The time when we illustrated maps by hand with a quill, Chinese ink and tracing paper is long gone. Today this discipline has advanced into the digital era and maps are made using a variety of tools drawing on technical and geomatic methods, combining IT and geographical representation.
Computer-aided cartography is well established and now offers a complete range of vector graphics software allowing the making of both simple and more complex maps, thanks to superimposable layers. When there is a greater quantity of data to map out and correlate, a geographic information system (GIS) is preferable in order to cross-reference the geographical information and statistical data, while also giving them numerical importance.
Digital models of terrain
This type of tool increasingly integrates the third dimension in the form of digital models of terrain, which can now give us 3D raised relief maps.

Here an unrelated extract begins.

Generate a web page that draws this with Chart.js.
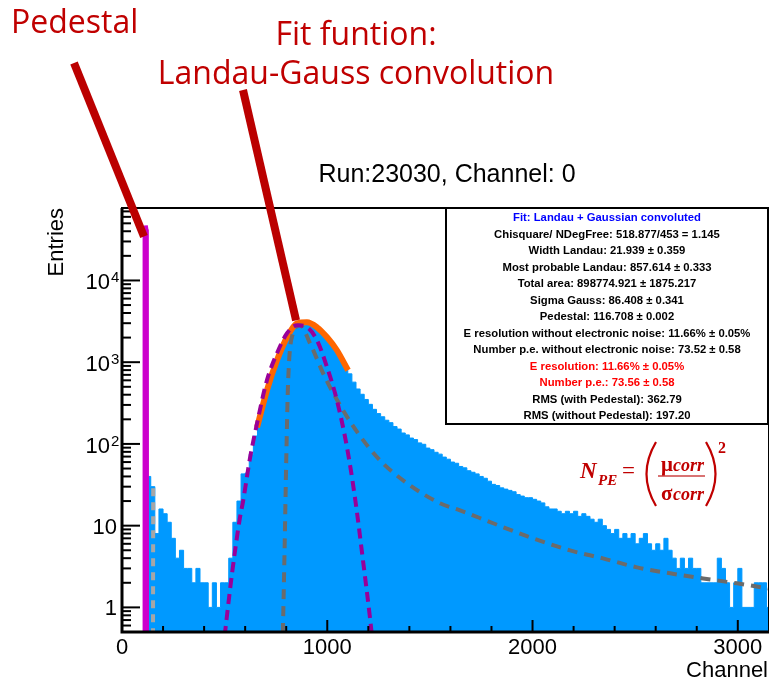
<!DOCTYPE html>
<html><head><meta charset="utf-8">
<script src="https://cdn.jsdelivr.net/npm/chart.js@4.4.1/dist/chart.umd.min.js"></script>
<style>html,body{margin:0;padding:0;background:#fff;}#wrap{width:769px;height:685px;}</style>
</head><body><div id="wrap"><canvas id="c" width="769" height="685"></canvas></div>
<script>
// ---- histogram (Channel bins of 20, starting at 0) ----
const binStart = 0;
const binWidth = 20;
const counts = [
  0,0,0,0,0,0,40,30,8,16,14,11,7,4,5,3,3,2,3,2,2,1,2,1,2,2,4,11,20,43,
  44,75,125,220,320,480,650,980,1300,1700,2120,2500,2900,3050,3100,3050,2900,2650,2400,2120,1880,1600,1370,1120,900,720,570,470,405,350,305,
  265,235,215,195,182,163,152,136,129,118,113,103,99,89,85,79,75,69,65,60,58,53,51,47,45,43,40,38,35,32,31,29,28,27,26,24,23,22,22,21,20,19,17,16,16,15,14,15,14,15,13,14,13,12,11,12,10,9,8,9,7,8,7,8,6,7,8,6,5,6,5,7,5,4,3,4,3,4,3,3,2,2,2,2,4,3,2,1,2,3,1,1,1,2,2,2,1
];
// ---- fitted curves (Channel, Entries) ----
const pedestalX = [109,110,113,116,119,121,122];
const pedestalY = [0.3,36000,42000,47000,42000,36000,0.3];
const pedTailX = [151,152];
const pedTailY = [0.3,29];
const landauX = [782,792,800,809,833,867,916,989,1077,1150,1257,1389,1549,1647,1808,1988,2183,2343,2509,2670,2831,2996,3152];
const landauY = [0.3,5,60,552,2258,2830,1703,653,258,135,63,33,18.8,15.4,10.7,7.2,4.98,3.98,3.09,2.61,2.26,1.97,1.70];
const gaussX = [500,536,575,590,624,658,706,755,804,853,901,950,999,1047,1096,1135,1174,1208,1225];
const gaussY = [0.45,2.6,12.7,20,68,179,600,1285,2258,2830,2673,1854,866,342,91,22,3.76,0.75,0.3];
const fitX = [658,706,755,804,853,901,950,999,1047,1101];
const fitY = [160,453,1055,2018,2994,3080,2673,2018,1400,796];
// ---- axes ----
const xMin = 0, xMax = 3152, yMin = 0.5, yMax = 77000;
const xTickValues = [0,1000,2000,3000];
const xTickLabels = ['0','1000','2000','3000'];
const yTickValues = [1,10,100,1000,10000];
const yTickBase = ['1','10','10','10','10'];
const yTickExp = ['','','2','3','4'];
// ---- annotations ----
const pedestalTip = {x:107, y:34500};
const fitTip = {x:848, y:3240};
const statsLines = [
  'Fit: Landau + Gaussian convoluted',
  'Chisquare/ NDegFree: 518.877/453 = 1.145',
  'Width Landau: 21.939 \u00b1 0.359',
  'Most probable Landau: 857.614 \u00b1 0.333',
  'Total area: 898774.921 \u00b1 1875.217',
  'Sigma Gauss: 86.408 \u00b1 0.341',
  'Pedestal: 116.708 \u00b1 0.002',
  'E resolution without electronic noise: 11.66% \u00b1 0.05%',
  'Number p.e. without electronic noise: 73.52 \u00b1 0.58',
  'E resolution: 11.66% \u00b1 0.05%',
  'Number p.e.: 73.56 \u00b1 0.58',
  'RMS (with Pedestal): 362.79',
  'RMS (without Pedestal): 197.20'
];
const statsColors = ['#0000ff','#000','#000','#000','#000','#000','#000','#000','#000','#ff0000','#ff0000','#000','#000'];

const histPts = counts.map((c,i)=>({x: binStart + i*binWidth, y: c>0 ? c : 0.1}));
histPts.push({x: binStart + counts.length*binWidth, y: counts[counts.length-1]});
const pts = (xs,ys)=>xs.map((v,i)=>({x:v,y:ys[i]}));

const overlay = {
  id:'overlay',
  beforeDraw(chart){const c=chart.ctx;c.save();c.fillStyle='#fff';c.fillRect(0,0,chart.width,chart.height);c.restore();},
  afterDatasetsDraw(chart){
    const ctx=chart.ctx, a=chart.chartArea, xs=chart.scales.x, ys=chart.scales.y;
    ctx.save();
    // frame
    ctx.strokeStyle='#000'; ctx.lineWidth=2;
    ctx.strokeRect(a.left,a.top,a.right-a.left,a.bottom-a.top);
    ctx.lineWidth=3; ctx.beginPath(); ctx.moveTo(a.left,a.top); ctx.lineTo(a.left,a.bottom); ctx.lineTo(a.right,a.bottom); ctx.stroke();
    // x ticks
    ctx.lineWidth=2;
    for(let v=200; v<=xMax; v+=200){const px=xs.getPixelForValue(v);const mj=v%1000===0;ctx.beginPath();ctx.moveTo(px,a.bottom);ctx.lineTo(px,a.bottom-(mj?12:6));ctx.stroke();}
    // y ticks
    for(let d=-1; d<=5; d++) for(let k=1;k<=9;k++){const v=k*Math.pow(10,d); if(v<=yMin*1.0001||v>=yMax) continue; const py=ys.getPixelForValue(v); ctx.beginPath(); ctx.moveTo(a.left,py); ctx.lineTo(a.left+(k===1?18:9),py); ctx.stroke();}
    // tick labels
    ctx.fillStyle='#000';
    ctx.textBaseline='alphabetic';
    xTickValues.forEach((v,i)=>{ctx.font='22px "Liberation Sans"';ctx.textAlign='center';ctx.fillText(xTickLabels[i], xs.getPixelForValue(v), 654);});
    yTickValues.forEach((v,i)=>{const py=ys.getPixelForValue(v);
      if(yTickExp[i]){ctx.font='22px "Liberation Sans"';ctx.textAlign='right';ctx.fillText(yTickBase[i],110,py+9);ctx.font='15px "Liberation Sans"';ctx.textAlign='left';ctx.fillText(yTickExp[i],111,py+2);}
      else {ctx.font='22px "Liberation Sans"';ctx.textAlign='right';ctx.fillText(yTickBase[i],117,py+8);}
    });
    // axis titles
    ctx.font='22px "Liberation Sans"';
    ctx.textAlign='right'; ctx.fillText('Channel', 768, 677);
    ctx.save(); ctx.translate(63,208); ctx.rotate(-Math.PI/2); ctx.textAlign='right'; ctx.fillText('Entries',0,0); ctx.restore();
    // title
    ctx.font='25px "Liberation Sans"'; ctx.textAlign='center'; ctx.fillText('Run:23030, Channel: 0', 447, 182);
    // stats box
    ctx.fillStyle='#fff'; ctx.fillRect(446,208,322,216);
    ctx.strokeStyle='#000'; ctx.lineWidth=2; ctx.strokeRect(446,208,322,216);
    ctx.font='bold 11.3px "Liberation Sans"'; ctx.textAlign='center'; ctx.textBaseline='middle';
    statsLines.forEach((t,i)=>{ctx.fillStyle=statsColors[i]; ctx.fillText(t, 607, 218+i*16.5);});
    // annotation arrows
    ctx.strokeStyle='#bb0000'; ctx.lineWidth=8; ctx.lineCap='butt';
    ctx.beginPath(); ctx.moveTo(74,63); ctx.lineTo(xs.getPixelForValue(pedestalTip.x), ys.getPixelForValue(pedestalTip.y)); ctx.stroke();
    ctx.beginPath(); ctx.moveTo(243,90); ctx.lineTo(xs.getPixelForValue(fitTip.x), ys.getPixelForValue(fitTip.y)); ctx.stroke();
    // annotation texts
    ctx.fillStyle='#c00000'; ctx.textBaseline='alphabetic';
    ctx.font='32px "Open Sans"'; ctx.textAlign='left'; ctx.fillText('Pedestal', 11, 33);
    ctx.textAlign='center';
    ctx.fillText('Fit funtion:', 356, 45);
    ctx.fillText('Landau-Gauss convolution', 356, 84);
    // formula
    ctx.textAlign='left';
    ctx.font='bold italic 23px "Liberation Serif"'; ctx.fillText('N', 580, 478);
    ctx.font='bold italic 15px "Liberation Serif"'; ctx.fillText('PE', 598, 485);
    ctx.font='23px "Liberation Serif"'; ctx.fillText('=', 622, 478);
    ctx.strokeStyle='#c00000'; ctx.lineWidth=2.2;
    ctx.beginPath(); ctx.moveTo(656,442); ctx.quadraticCurveTo(637,474,656,506); ctx.stroke();
    ctx.beginPath(); ctx.moveTo(706,442); ctx.quadraticCurveTo(725,474,706,506); ctx.stroke();
    ctx.font='bold 21px "Liberation Serif"'; ctx.fillText('\u03bc', 661, 471);
    ctx.font='bold italic 18px "Liberation Serif"'; ctx.fillText('corr', 673, 471);
    ctx.font='bold 21px "Liberation Serif"'; ctx.fillText('\u03c3', 661, 500);
    ctx.font='bold italic 18px "Liberation Serif"'; ctx.fillText('corr', 673, 500);
    ctx.strokeStyle='#cc4444'; ctx.lineWidth=1.5; ctx.beginPath(); ctx.moveTo(658,476); ctx.lineTo(705,476); ctx.stroke();
    ctx.font='bold 16px "Liberation Serif"'; ctx.fillText('2', 718, 453);
    ctx.restore();
  }
};

new Chart(document.getElementById('c'), {
  type:'line',
  data:{datasets:[
    {label:'hist', data:histPts, stepped:true, fill:'start', backgroundColor:'#0099ff', borderColor:'#0099ff', borderWidth:1, pointRadius:0, order:10},
    {label:'pedestal', data:pts(pedestalX,pedestalY), fill:'start', backgroundColor:'#cc00cc', borderColor:'#cc00cc', borderWidth:4, pointRadius:0, order:6},
    {label:'fit', data:pts(fitX,fitY), borderColor:'#ff6600', borderWidth:6, pointRadius:0, cubicInterpolationMode:'monotone', fill:false, order:5},
    {label:'pedTail', data:pts(pedTailX,pedTailY), borderColor:'#a6a6a6', borderWidth:4, borderDash:[8,6], pointRadius:0, fill:false, order:4},
    {label:'landau', data:pts(landauX,landauY), borderColor:'#6b6b6b', borderWidth:4, borderDash:[10,7], pointRadius:0, cubicInterpolationMode:'monotone', fill:false, order:3},
    {label:'gauss', data:pts(gaussX,gaussY), borderColor:'#990099', borderWidth:4, borderDash:[10,6], pointRadius:0, cubicInterpolationMode:'monotone', fill:false, order:2}
  ]},
  options:{
    responsive:false, devicePixelRatio:1, animation:false,
    layout:{padding:{top:208,right:0,bottom:0,left:0}},
    plugins:{legend:{display:false}, tooltip:{enabled:false}, title:{display:false}},
    scales:{
      x:{type:'linear', min:xMin, max:xMax, ticks:{display:false}, grid:{display:false}, border:{display:false}, afterFit(s){s.height=53;}},
      y:{type:'logarithmic', min:yMin, max:yMax, ticks:{display:false}, grid:{display:false}, border:{display:false}, afterFit(s){s.width=122;}}
    }
  },
  plugins:[overlay]
});
</script></body></html>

The acquisition of altimetric and bathymetric points, which is necessary for establishing the grid, largely requires new information technologies. Radar, sonar, scanners, lidar and satellite images, such as those from the SPOT satellite earth observation system, offer incomparable possibilities for remote sensing of space for analysis of geographical areas too large for traditional methods or which are densely covered by vegetation. Recent examples of this type of work are the mapping of Angkor, in Cambodia, thanks to remote sensing with lasers, and of archaeological remains from the First World War in the Argonne Forest.